_What is expected_
In the material below, please retype the lines from the very first through the one with "0.056, 0.023, 0.017];", exactly and without pictures.

_Data provided_
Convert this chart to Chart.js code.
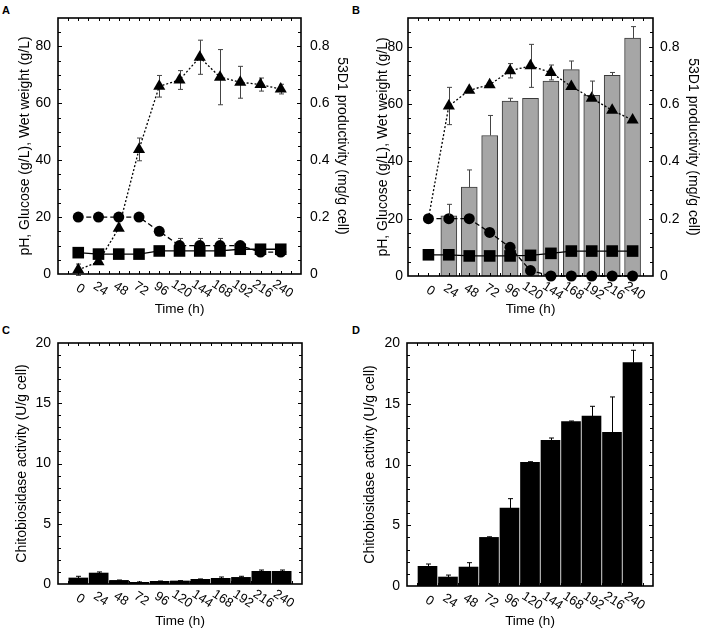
<!DOCTYPE html>
<html><head><meta charset="utf-8">
<script src="https://cdn.jsdelivr.net/npm/chart.js@4.4.1/dist/chart.umd.min.js"></script>
<style>
body{margin:0;background:#fff;width:701px;height:629px;position:relative;overflow:hidden;font-family:"Liberation Sans",Arial,sans-serif}
canvas{position:absolute}
.lbl{position:absolute;font:bold 11px "Liberation Sans",Arial,sans-serif;color:#000;line-height:11px}
</style></head><body>
<div class="lbl" style="left:2px;top:5px">A</div>
<div class="lbl" style="left:352px;top:5px">B</div>
<div class="lbl" style="left:2px;top:325px">C</div>
<div class="lbl" style="left:352px;top:325px">D</div>
<canvas id="cA" width="350" height="317" style="left:0;top:0"></canvas>
<canvas id="cB" width="351" height="317" style="left:350px;top:0"></canvas>
<canvas id="cC" width="350" height="314" style="left:0;top:315px"></canvas>
<canvas id="cD" width="351" height="314" style="left:350px;top:315px"></canvas>
<script>
// ---------- data ----------
const times = [0, 24, 48, 72, 96, 120, 144, 168, 192, 216, 240];
const timeLabels = ['0', '24', '48', '72', '96', '120', '144', '168', '192', '216', '240'];

// Panel A
const aPH = [7.5, 7.0, 7.0, 7.0, 8.1, 8.1, 8.1, 8.1, 8.7, 8.7, 8.7];
const aGlucose = [20, 20, 20, 20, 15, 10, 10, 10, 10, 7.7, 7.7];
const aGlucoseErr = [0, 0, 0, 0, 0, 2.5, 2.5, 2.5, 0, 0, 0];
const aProductivity = [0.015, 0.043, 0.161, 0.438, 0.66, 0.682, 0.762, 0.692, 0.674, 0.666, 0.65];
const aProductivityErr = [0.02, 0, 0, 0.04, 0.038, 0.033, 0.06, 0.097, 0.056, 0.023, 0.017];

// Panel B
const bWetWeight = [0, 21, 31, 49, 61, 62, 68, 72, 63, 70, 83];
const bWetWeightErr = [0, 4, 6, 7, 1, 0, 0, 3, 5, 1, 4];
const bPH = [7.4, 7.4, 7.0, 7.0, 7.0, 7.2, 7.9, 8.7, 8.7, 8.7, 8.7];
const bGlucose = [20, 20, 20, 15.2, 10, 1.9, 0, 0, 0, 0, 0];
const bProductivity = [0.2, 0.593, 0.648, 0.667, 0.716, 0.733, 0.71, 0.661, 0.62, 0.578, 0.544];
const bProductivityErr = [0, 0.065, 0, 0, 0.025, 0.075, 0.026, 0, 0, 0, 0];

// Panel C
const cActivity = [0.5, 0.91, 0.3, 0.14, 0.22, 0.25, 0.39, 0.47, 0.55, 1.05, 1.05];
const cActivityErr = [0.14, 0.09, 0.03, 0.03, 0.03, 0.03, 0.03, 0.11, 0.09, 0.11, 0.11];

// Panel D
const dActivity = [1.62, 0.74, 1.56, 4.0, 6.42, 10.18, 11.99, 13.53, 13.99, 12.65, 18.38];
const dActivityErr = [0.19, 0.16, 0.36, 0.05, 0.77, 0.05, 0.19, 0.05, 0.8, 2.91, 1.02];

// ---------- helpers ----------
const FONT = '"Liberation Sans", Arial, sans-serif';
const pts = arr => times.map((t, i) => ({x: t, y: arr[i]}));

const errPlugin = {
  id: 'errBars',
  beforeDatasetsDraw(chart) { drawErr(chart, false); },
  afterDatasetsDraw(chart) { drawErr(chart, true); }
};
function drawErr(chart, after) {
  const ctx = chart.ctx;
  chart.data.datasets.forEach((ds, i) => {
    if (!ds.errorBars) return;
    const isBar = ds.type === 'bar';
    if (isBar !== after) return;
    const meta = chart.getDatasetMeta(i);
    const ys = chart.scales[meta.yAxisID];
    ctx.save();
    ctx.strokeStyle = ds.errorColor || '#000';
    ctx.lineWidth = 1;
    meta.data.forEach((el, j) => {
      const e = ds.errorBars[j];
      if (!e) return;
      const v = ds.data[j].y;
      const x = Math.round(el.x) + 0.5;
      const top = ys.getPixelForValue(v + e);
      const bot = isBar ? ys.getPixelForValue(v) : ys.getPixelForValue(v - e);
      ctx.beginPath();
      ctx.moveTo(x, top); ctx.lineTo(x, bot);
      ctx.moveTo(x - 2.5, top); ctx.lineTo(x + 2.5, top);
      if (!isBar) { ctx.moveTo(x - 2.5, bot); ctx.lineTo(x + 2.5, bot); }
      ctx.stroke();
    });
    ctx.restore();
  });
}

const framePlugin = {
  id: 'frameTicks',
  afterDraw(chart, args, o) {
    const {ctx, chartArea: a, scales} = chart;
    const xs = scales.x, ys = scales.y;
    ctx.save();
    ctx.strokeStyle = '#000';
    ctx.lineWidth = 1;
    ctx.beginPath();
    for (let v = o.xFrom; v <= o.xTo + 1e-9; v += o.xStep) {
      const px = Math.round(xs.getPixelForValue(v)) + 0.5;
      ctx.moveTo(px, a.bottom); ctx.lineTo(px, a.bottom - 3);
      ctx.moveTo(px, a.top); ctx.lineTo(px, a.top + 3);
    }
    for (let v = o.yStep; v < ys.max - 1e-9; v += o.yStep) {
      const py = Math.round(ys.getPixelForValue(v)) + 0.5;
      const major = Math.abs(v / o.yMajor - Math.round(v / o.yMajor)) < 1e-6;
      const len = major ? 4 : 3;
      ctx.moveTo(a.left, py); ctx.lineTo(a.left + len, py);
      ctx.moveTo(a.right, py); ctx.lineTo(a.right - len, py);
    }
    ctx.stroke();
    ctx.lineWidth = 1.6;
    ctx.strokeRect(a.left, a.top, a.right - a.left, a.bottom - a.top);
    // rotated x tick labels
    ctx.fillStyle = '#000';
    ctx.font = '13px ' + FONT;
    ctx.textAlign = 'center';
    ctx.textBaseline = 'middle';
    timeLabels.forEach((lab, i) => {
      const px = xs.getPixelForValue(times[i]);
      ctx.save();
      ctx.translate(px + 2, a.bottom + 15);
      ctx.rotate(33 * Math.PI / 180);
      ctx.fillText(lab, 0, 0);
      ctx.restore();
    });
    ctx.restore();
  }
};

function xScale(H, bottom) {
  return {
    type: 'linear', min: -24, max: 264, offset: false,
    afterBuildTicks: s => { s.ticks = times.map(v => ({value: v})); },
    grid: {display: false, drawTicks: false}, border: {display: false},
    ticks: {display: false},
    title: {display: true, text: 'Time (h)', color: '#000', font: {family: FONT, size: 13.5}, padding: 0},
    afterFit: s => { s.height = H - bottom; }
  };
}
function yScale(pos, max, step, width, pad, titleText, titlePad) {
  return {
    position: pos, min: 0, max: max,
    afterBuildTicks: s => {
      s.ticks = s.ticks.filter(t => Math.abs(t.value / step - Math.round(t.value / step)) < 1e-6);
    },
    ticks: {stepSize: step, color: '#000', font: {family: FONT, size: 14}, padding: pad},
    grid: {display: false, drawTicks: false}, border: {display: false},
    title: {display: true, text: titleText, color: '#000', font: {family: FONT, size: 14}, padding: {top: titlePad, bottom: 0}},
    afterFit: s => { s.width = width; }
  };
}
const lineDs = (label, data, yAxisID, style, radius, dash, errs, extra) => Object.assign({
  type: 'line', label, data, yAxisID,
  borderColor: '#000', borderWidth: 1.3, borderDash: dash,
  pointStyle: style, pointRadius: radius, pointHoverRadius: radius,
  pointBackgroundColor: '#000', pointBorderColor: '#000', pointBorderWidth: 0,
  tension: 0, fill: false, clip: false,
  errorBars: errs, errorColor: '#444'
}, extra || {});

const baseOpts = {
  responsive: false, animation: false, devicePixelRatio: 1,
  plugins: {legend: {display: false}, tooltip: {enabled: false}},
  events: []
};

// ---------- Panel A ----------
new Chart(document.getElementById('cA'), {
  type: 'line',
  data: {datasets: [
    lineDs('pH', pts(aPH), 'y', 'rect', 8.2, [], null, {order: 3}),
    lineDs('Glucose (g/L)', pts(aGlucose), 'y', 'circle', 5.5, [5, 3], aGlucoseErr, {order: 2}),
    lineDs('53D1 productivity (mg/g cell)', pts(aProductivity), 'y2', 'triangle', 7, [2, 2], aProductivityErr, {order: 1})
  ]},
  options: Object.assign({}, baseOpts, {
    layout: {padding: {top: 18, left: 0, right: 0, bottom: 0}},
    scales: {
      x: xScale(317, 274),
      y: yScale('left', 90, 20, 58, 7, 'pH, Glucose (g/L), Wet weight (g/L)', 17),
      y2: yScale('right', 0.9, 0.2, 49, 9, '53D1 productivity (mg/g cell)', 0)
    },
    plugins: Object.assign({}, baseOpts.plugins, {frameTicks: {xFrom: -12, xTo: 252, xStep: 12, yStep: 5, yMajor: 20}})
  }),
  plugins: [errPlugin, framePlugin]
});

// ---------- Panel B ----------
new Chart(document.getElementById('cB'), {
  type: 'line',
  data: {datasets: [
    lineDs('pH', pts(bPH), 'y', 'rect', 8.2, [], null, {order: 3}),
    lineDs('Glucose (g/L)', pts(bGlucose), 'y', 'circle', 5.5, [5, 3], null, {order: 2}),
    lineDs('53D1 productivity (mg/g cell)', pts(bProductivity), 'y2', 'triangle', 7, [2, 2], bProductivityErr,
      {order: 4, pointRadius: times.map((t, i) => i === 0 ? 0 : 7)}),
    {type: 'bar', label: 'Wet weight (g/L)', data: pts(bWetWeight), yAxisID: 'y',
      backgroundColor: '#a6a6a6', borderColor: '#3a3a3a', borderWidth: 1, borderSkipped: 'start',
      barThickness: 16, order: 10, errorBars: bWetWeightErr, errorColor: '#444'}
  ]},
  options: Object.assign({}, baseOpts, {
    layout: {padding: {top: 18, left: 0, right: 0, bottom: 0}},
    scales: {
      x: xScale(317, 276),
      y: yScale('left', 90, 20, 58, 5, 'pH, Glucose (g/L), Wet weight (g/L)', 25),
      y2: yScale('right', 0.9, 0.2, 48, 7, '53D1 productivity (mg/g cell)', 0)
    },
    plugins: Object.assign({}, baseOpts.plugins, {frameTicks: {xFrom: -12, xTo: 252, xStep: 12, yStep: 5, yMajor: 20}})
  }),
  plugins: [errPlugin, framePlugin]
});

// ---------- Panel C & D ----------
function activityChart(id, values, errs, H, left, right, top, bottom, titlePad) {
  const W = +document.getElementById(id).width;
  new Chart(document.getElementById(id), {
    type: 'bar',
    data: {datasets: [
      {type: 'bar', label: 'Chitobiosidase activity (U/g cell)', data: pts(values), yAxisID: 'y',
        backgroundColor: '#000', borderWidth: 0, barThickness: 19, errorBars: errs, errorColor: '#000'}
    ]},
    options: Object.assign({}, baseOpts, {
      layout: {padding: {top: top, left: 0, right: W - right, bottom: 0}},
      scales: {
        x: xScale(H, bottom),
        y: yScale('left', 20, 5, left, 7, 'Chitobiosidase activity (U/g cell)', titlePad)
      },
      plugins: Object.assign({}, baseOpts.plugins, {frameTicks: {xFrom: -12, xTo: 252, xStep: 12, yStep: 1, yMajor: 5}})
    }),
    plugins: [errPlugin, framePlugin]
  });
}
activityChart('cC', cActivity, cActivityErr, 314, 58, 302, 28, 269, 14);
activityChart('cD', dActivity, dActivityErr, 314, 57, 303, 28, 271, 12);
</script>
</body></html>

_Completed task_
Convert this chart to Chart.js code.
<!DOCTYPE html>
<html><head><meta charset="utf-8">
<script src="https://cdn.jsdelivr.net/npm/chart.js@4.4.1/dist/chart.umd.min.js"></script>
<style>
body{margin:0;background:#fff;width:701px;height:629px;position:relative;overflow:hidden;font-family:"Liberation Sans",Arial,sans-serif}
canvas{position:absolute}
.lbl{position:absolute;font:bold 11px "Liberation Sans",Arial,sans-serif;color:#000;line-height:11px}
</style></head><body>
<div class="lbl" style="left:2px;top:5px">A</div>
<div class="lbl" style="left:352px;top:5px">B</div>
<div class="lbl" style="left:2px;top:325px">C</div>
<div class="lbl" style="left:352px;top:325px">D</div>
<canvas id="cA" width="350" height="317" style="left:0;top:0"></canvas>
<canvas id="cB" width="351" height="317" style="left:350px;top:0"></canvas>
<canvas id="cC" width="350" height="314" style="left:0;top:315px"></canvas>
<canvas id="cD" width="351" height="314" style="left:350px;top:315px"></canvas>
<script>
// ---------- data ----------
const times = [0, 24, 48, 72, 96, 120, 144, 168, 192, 216, 240];
const timeLabels = ['0', '24', '48', '72', '96', '120', '144', '168', '192', '216', '240'];

// Panel A
const aPH = [7.5, 7.0, 7.0, 7.0, 8.1, 8.1, 8.1, 8.1, 8.7, 8.7, 8.7];
const aGlucose = [20, 20, 20, 20, 15, 10, 10, 10, 10, 7.7, 7.7];
const aGlucoseErr = [0, 0, 0, 0, 0, 2.5, 2.5, 2.5, 0, 0, 0];
const aProductivity = [0.015, 0.043, 0.161, 0.438, 0.66, 0.682, 0.762, 0.692, 0.674, 0.666, 0.65];
const aProductivityErr = [0.02, 0, 0, 0.04, 0.038, 0.033, 0.06, 0.097, 0.056, 0.023, 0.017];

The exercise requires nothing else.